We are starting to see questions surrounding China’s recent soybean import totals. Chinese officials claim that the country imported 9.85 million metric tons of soybeans in July. While this was a 2.9 percent increase from July 2023, it was well short of what trade was expecting. Estimates had China’s July soybean imports between 13 and 14 mmt. There are now thoughts China did not fully account for soybeans that were imported for storage, only the soybeans that were bought for immediate processing. The question now is if this is taking place, has it thrown off China’s total soybean consumption for the year. 
The Brazilian analytical firm Safras has updated its soybean sales data. Safras believes that Brazilian farmers have now sold 77.5 percent of this year’s soybean production, 2 percent more than what was sold last year at this time. Soybean sales for the 2024/25 marketing year stand at 18.3 percent of intended production compared to the 13.9 percent that was forward contracted a year ago. The strength in the U.S. dollar is pushing Brazil’s soybean sales higher this year, along with the need to still cover last year’s losses in Argentina production.
The average weight of U.S. beef carcasses continues to rise. The latest data shows beef carcasses are averaging 901 pounds. This is 37 pounds heavier than last year. One reason for this is cheaper feed grains that are keeping animals on feed longer than a year ago. A shift to more steers being slaughtered per week is also raising the average weight as the culling of cows and heifers has subsided.
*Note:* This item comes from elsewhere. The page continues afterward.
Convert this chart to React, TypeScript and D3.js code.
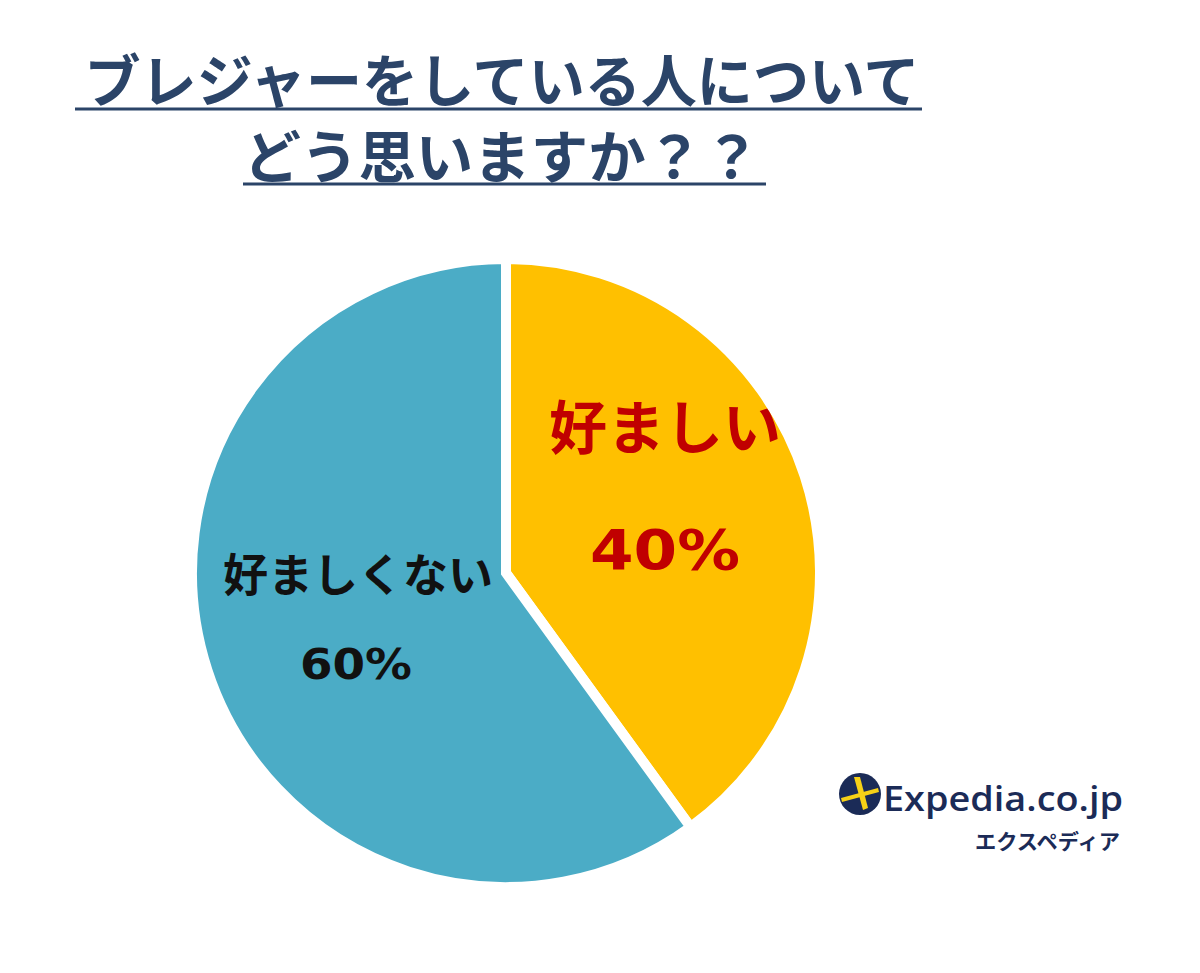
import React from "react";
import * as d3 from "d3";

const categories = ["好ましい", "好ましくない"];
const values = [40, 60];
const percentLabels = ["40%", "60%"];
const titleLines = ["ブレジャーをしている人について", "どう思いますか？？"];

const W = 1200;
const H = 973;
const cx = 506;
const cy = 573;
const R = 314;

export default function App() {
  const pie = d3.pie<number>().sort(null).startAngle(0).endAngle(2 * Math.PI)(values);
  const arc = d3.arc<d3.PieArcDatum<number>>().innerRadius(0).outerRadius(R);
  const colors = ["#FFC000", "#4BACC6"];
  const jp = "'Noto Sans CJK JP', 'Noto Sans', sans-serif";
  const num = "'DejaVu Sans', 'Noto Sans', sans-serif";
  const titleColor = "#2B4468";

  return (
    <svg width={W} height={H} style={{ position: "absolute", left: 0, top: 0, background: "#fff" }}>
      <rect width={W} height={H} fill="#fff" />
      {/* title */}
      <text x={502} y={102} textAnchor="middle" fontFamily={jp} fontSize={57} fontWeight={700} fill={titleColor} textLength={835} lengthAdjust="spacingAndGlyphs">{titleLines[0]}</text>
      <line x1={75} x2={922} y1={109} y2={109} stroke={titleColor} strokeWidth={3} />
      <text x={502} y={178} textAnchor="middle" fontFamily={jp} fontSize={57} fontWeight={700} fill={titleColor} textLength={517} lengthAdjust="spacingAndGlyphs">{titleLines[1]}</text>
      <line x1={243} x2={766} y1={184} y2={184} stroke={titleColor} strokeWidth={3} />

      {/* pie */}
      <g transform={`translate(${cx},${cy})`}>
        {pie.map((d, i) => (
          <path key={categories[i]} d={arc(d) || ""} fill={colors[i]} stroke="#fff" strokeWidth={10} strokeLinejoin="miter" />
        ))}
      </g>

      {/* labels */}
      <text x={665} y={449} textAnchor="middle" fontFamily={jp} fontSize={58} fontWeight={700} fill="#C00000">{categories[0]}</text>
      <text x={665} y={569} textAnchor="middle" fontFamily={num} fontSize={56} fontWeight={700} fill="#C00000" textLength={150} lengthAdjust="spacingAndGlyphs">{percentLabels[0]}</text>
      <text x={358} y={592} textAnchor="middle" fontFamily={jp} fontSize={45} fontWeight={700} fill="#111">{categories[1]}</text>
      <text x={356} y={679} textAnchor="middle" fontFamily={num} fontSize={42} fontWeight={700} fill="#111" textLength={112} lengthAdjust="spacingAndGlyphs">{percentLabels[1]}</text>

      {/* logo */}
      <g transform="translate(860,794)">
        <circle r={21} fill="#1B2B57" />
        <path d="M-19,4 L18,-6 L19,-2 L-18,8 Z" fill="#F7D117" />
        <path d="M-6,-17 L0,-17 L8,14 L3,16 Z" fill="#F7D117" />
      </g>
      <text x={883} y={811} fontFamily="'Open Sans', 'Noto Sans', sans-serif" fontSize={34} fontWeight={600} fill="#1B2B57" textLength={240} lengthAdjust="spacingAndGlyphs">Expedia.co.jp</text>
      <text x={1120} y={849} textAnchor="end" fontFamily={jp} fontSize={21} fontWeight={700} fill="#1B2B57" textLength={145} lengthAdjust="spacingAndGlyphs">エクスペディア</text>
    </svg>
  );
}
Steers tend to dress heavier than cows. This additional beef has greatly offset the lower cattle on feed numbers we are currently seeing and keeping wholesale beef values under pressure. 
RISK DISCLAIMER: The risk of loss in trading commodity futures and options is substantial. Before trading, you should carefully consider your financial position to determine if futures trading is appropriate. When trading futures and/or options, it is possible to lose more than the full value of your account. All funds committed should be risk capital. Past performance is not necessarily indicative of future results. The information contained in this report is collected from a variety of sources and is believed to be reliable but is not guaranteed to be accurate. This report is provided for informational purposes only and is not furnished for the purpose of, nor is it intended to be relied upon for specific trading in commodities herein named.